Patricio Navia
Como un borracho que, antes de decir una barbaridad, inconscientemente precede su impertinencia con un difícilmente pronunciado “con respeto”, la vocera subrogante del gobierno, Javiera Blanco, inoportunamente opinó sobre las rutinas de los humoristas en el Festival de Viña del Mar, recordando que las manifestaciones de libertad de expresión se hacen en un “marco de respeto”.
Los humoristas solo están cosechando la maleza que la propia clase política ha sembrado y, peor aún, ha permitido que crezca y que se extienda en abundancia. Son mensajeros que traen las malas noticias que el propio gobierno ha ayudado a generar con su lenta e impropia reacción a los múltiples escándalos de financiamiento de la política y de abuso de poder que han copado la agenda pública en los últimos meses.:
El comentario de Blanco complementa la frase de la ministra de Educación, Adriana Delpiano, que pidió “no generalizar” en las burlas a los escándalos que han afectado a la clase política. Los comentarios de las ministras Blanco y Delpiano se suman a otras advertencias que han emanado de las tribunas desde donde hablan los poderosos del país. Siguiendo la línea fatalista que confunde causas y síntomas, la editorial de El Mercurio de ayer dice que “el humor puede ser una advertencia sanadora, pero también desatar fuerzas que luego escapan del control de todos”.

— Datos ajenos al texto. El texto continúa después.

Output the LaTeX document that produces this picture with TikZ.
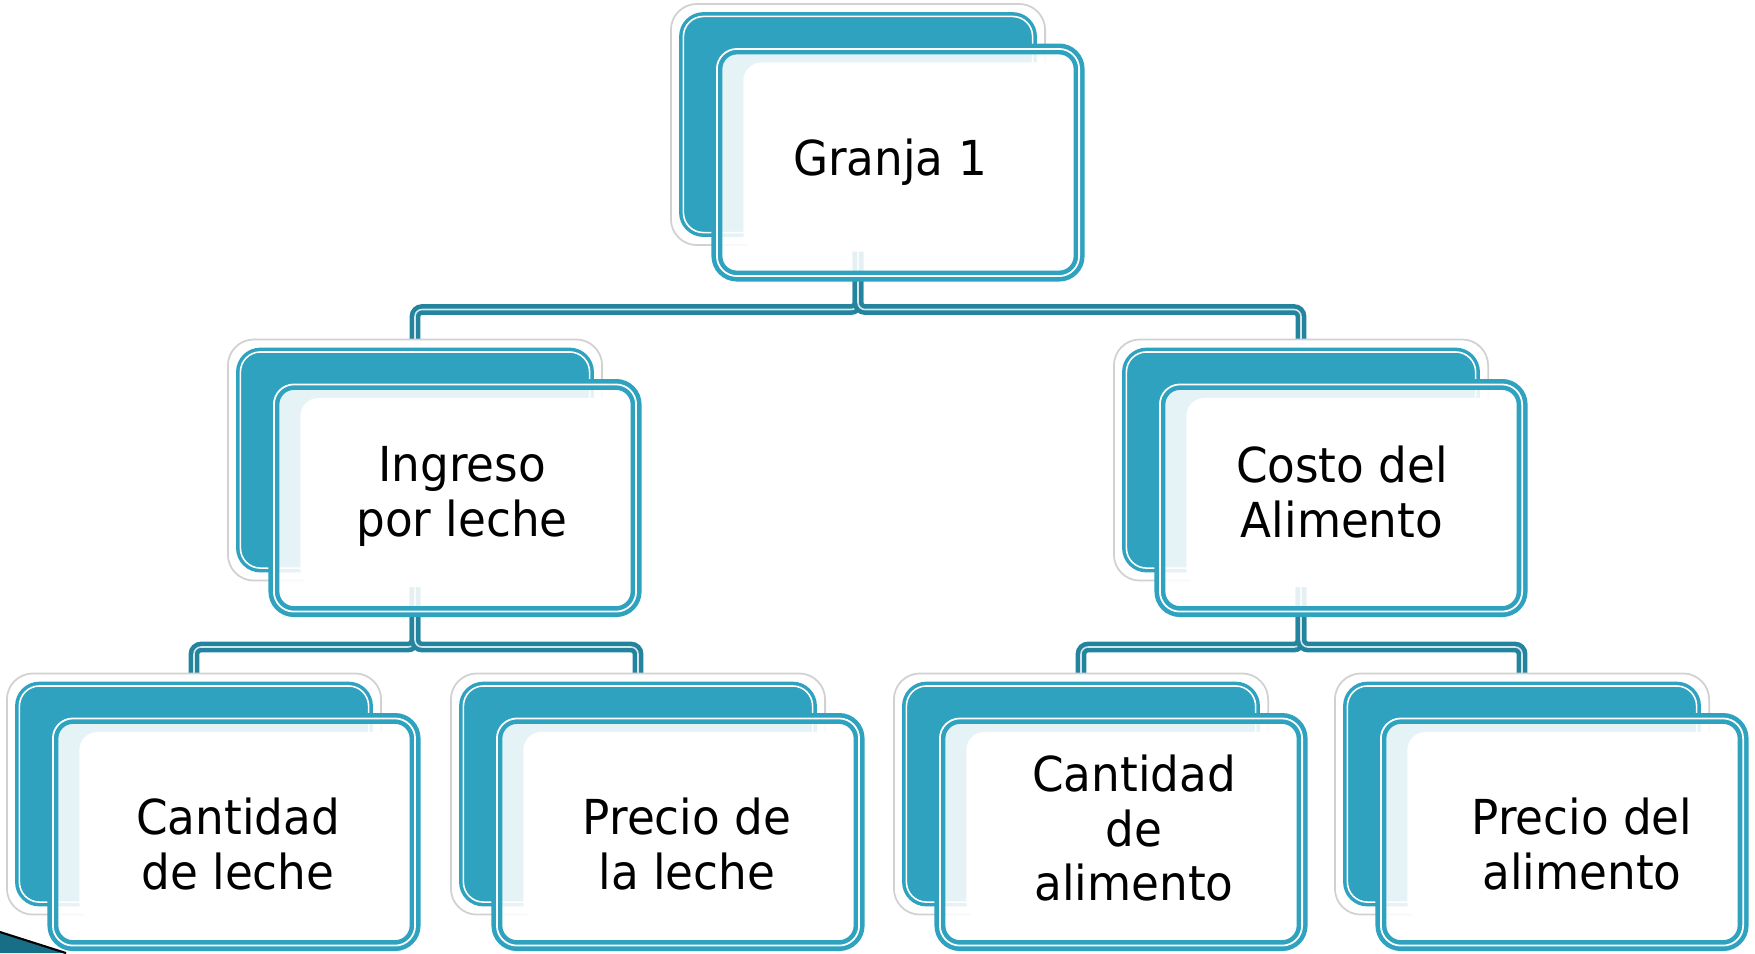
\documentclass[tikz,border=0pt]{standalone}
\usepackage{fontspec}
\setmainfont{DejaVu Sans}[FakeStretch=0.94]
\usetikzlibrary{backgrounds}

\definecolor{cardteal}{RGB}{46,162,191}
\definecolor{linkteal}{RGB}{36,132,158}
\definecolor{wedgeteal}{RGB}{24,110,135}

\newcommand{\cardfont}{\fontsize{13.7}{15.6}\selectfont}
% one card: light halo, teal back box, white front box, then the text
% args: name, x, y (back box centre), text dx, text dy, text
\newcommand{\tarjeta}[6]{%
  \node[halo] (#1H) at (#2,#3) {};
  \node[atras] (#1B) at (#2,#3) {};
  \node[frente] (#1F) at (#2+40,#3+38) {};
  \node[rotulo] (#1) at (#2+40+#4,#3+38+#5) {#6};
}

\begin{document}
\begin{tikzpicture}[x=0.01cm, y=-0.01cm,
    halo/.style={rectangle, rounded corners=0.26cm, minimum width=3.74cm,
      minimum height=2.41cm, fill=white, draw=black!18, line width=0.5pt},
    atras/.style={rectangle, rounded corners=0.2cm, minimum width=3.49cm,
      minimum height=2.16cm, fill=cardteal, draw=cardteal, line width=1pt,
      double=white, double distance=0.45pt},
    frente/.style={rectangle, rounded corners=0.2cm, minimum width=3.62cm,
      minimum height=2.27cm, fill=white, fill opacity=0.88,
      draw=cardteal, line width=1.3pt, double=white, double distance=0.5pt,
      path picture={\fill[white, fill opacity=1, rounded corners=0.18cm]
        ([shift={(0.265cm,-0.135cm)}]path picture bounding box.north west) rectangle
        ([shift={(-0.145cm,0.245cm)}]path picture bounding box.south east);}},
    rotulo/.style={align=center, font=\cardfont, inner sep=0pt,
      execute at begin node=\strut, execute at end node=\strut},
    enlace/.style={draw=linkteal, line width=1.3pt, double=white!80!linkteal,
      double distance=0.45pt, rounded corners=2pt}]

    \useasboundingbox (0,0) rectangle (1755,953);

    % Top card
    \tarjeta{granja}{858}{124.5}{-8}{2.5}{Granja 1}

    % Second level
    \tarjeta{ingreso}{415}{460}{7}{1.6}{Ingreso\\por leche}
    \tarjeta{costo}{1301}{460}{1}{1.6}{Costo del\\Alimento}

    % Third level
    \tarjeta{cantLeche}{194}{794}{4}{20}{Cantidad\\de leche}
    \tarjeta{precioLeche}{638}{794}{9}{20}{Precio de\\la leche}
    \tarjeta{cantAlim}{1081}{794}{13}{4}{Cantidad\\de\\alimento}
    \tarjeta{precioAlim}{1522}{794}{20}{20}{Precio del\\alimento}

    % Connectors behind the cards
    \begin{pgfonlayer}{background}
        \draw[enlace] (granjaB.center) -- ++(0,185) -| (ingresoB.center);
        \draw[enlace] (granjaB.center) -- ++(0,185) -| (costoB.center);
        \draw[enlace] (ingresoB.center) -- ++(0,187) -| (cantLecheB.center);
        \draw[enlace] (ingresoB.center) -- ++(0,187) -| (precioLecheB.center);
        \draw[enlace] (costoB.center) -- ++(0,187) -| (cantAlimB.center);
        \draw[enlace] (costoB.center) -- ++(0,187) -| (precioAlimB.center);
    \end{pgfonlayer}

    % Corner wedge
    \fill[wedgeteal] (0,932) -- (66,953) -- (0,953) -- cycle;
    \draw[black, line width=0.6pt] (0,932) -- (66,953);

\end{tikzpicture}
\end{document}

Ante la reacción corporativa de los “poderes fácticos” —usando la frase acuñada hace dos décadas por el ahora Senador Andrés Allamand— resulta útil analizar si las burlas de los humoristas —y de la sociedad en general— a los políticos constituye una amenaza potencial a la estabilidad o representa solo una evidencia de una democracia sólida en que los ciudadanos utilizan la sátira para castigar a los políticos en momentos en que no hay elecciones.
La historia de la humanidad está llena de anécdotas que reflejan que la risa y la burla son herramientas que pueden usar los marginados y abusados contra los poderosos. En las democracias modernas, la libertad de expresión es un derecho que protege, entre otras cosas, el derecho a reírse de las autoridades. No hay evidencia de que el ejercicio de la libertad de expresión —incluso cuando se falta el respeto a las autoridades— tenga efectos negativos sobre la calidad de la democracia o la fortaleza de las instituciones.
En Estados Unidos, la democracia contemporánea de funcionamiento ininterrumpido de más larga data, el humor es una herramienta poderosa que se usa para controlar a la clase política y para ejercer rendición de cuentas. De hecho, bien pudiéramos definir la fortaleza de una democracia a partir de las libertades que existen en ella para reírse de los poderosos. Una definición ampliamente usada de democracia es que son sistemas en que los partidos pierden elecciones. Un test para saber si la democracia funciona bien sería ver qué tanta libertad tienen los humoristas para reírse de las autoridades en la plaza pública. Como el Festival de Viña del Mar es la mayor plaza pública que tenemos en Chile para eventos masivos que son vistos por millones en televisión, podemos concluir que la libertad que tienen los humoristas para reírse de los poderosos demuestra lo saludable y sólida que es nuestra democracia.
De más está recordar que nadie se ríe de los políticos que hacen bien su trabajo y que viven una vida personal que no alimenta la imaginación de los humoristas. Ningún humorista se ha reído de los políticos por su apariencia física, su orientación sexual, su religión o por con quién se acuestan (los que lo han hecho, han sido debidamente criticados). Pero cuando los políticos predican cosas distintas a las que practican —incluidos su comportamiento sexual o creencias religiosas—, entonces sus acciones reñidas con los principios que dicen defender se hacen blanco fácil del humor. Si un político critica la homosexualidad en público, pero vive una vida homosexual en privado, los humoristas —y la sociedad— tienen todo el derecho a reírse de él. Si un político critica el abuso y el tráfico de influencias, pero lo practica en privado o tolera en su familia, de igual forma se abre a las risas y las burlas públicas. Si un político ha declarado no haber pedido dinero a un empresario, pero luego se descubre que sí lo hizo, la gente tiene todo el derecho a reírse del mentiroso.
La advertencia del gobierno de que las rutinas de humor deben ser hechas con respeto resulta innecesaria y extemporánea. Las burlas a los políticos no son la causa del alto rechazo que existe hacia la clase política, son solo el síntoma de que la clase política no ha sido capaz de sancionar a sus miembros que han tenido un comportamiento impropio. En vez de emitir advertencias a los humoristas, los miembros de la clase política que quieren proteger las instituciones debieran concentrarse en combatir a sus colegas cuyo comportamiento alimenta el descontento de la ciudadanía con todos los políticos.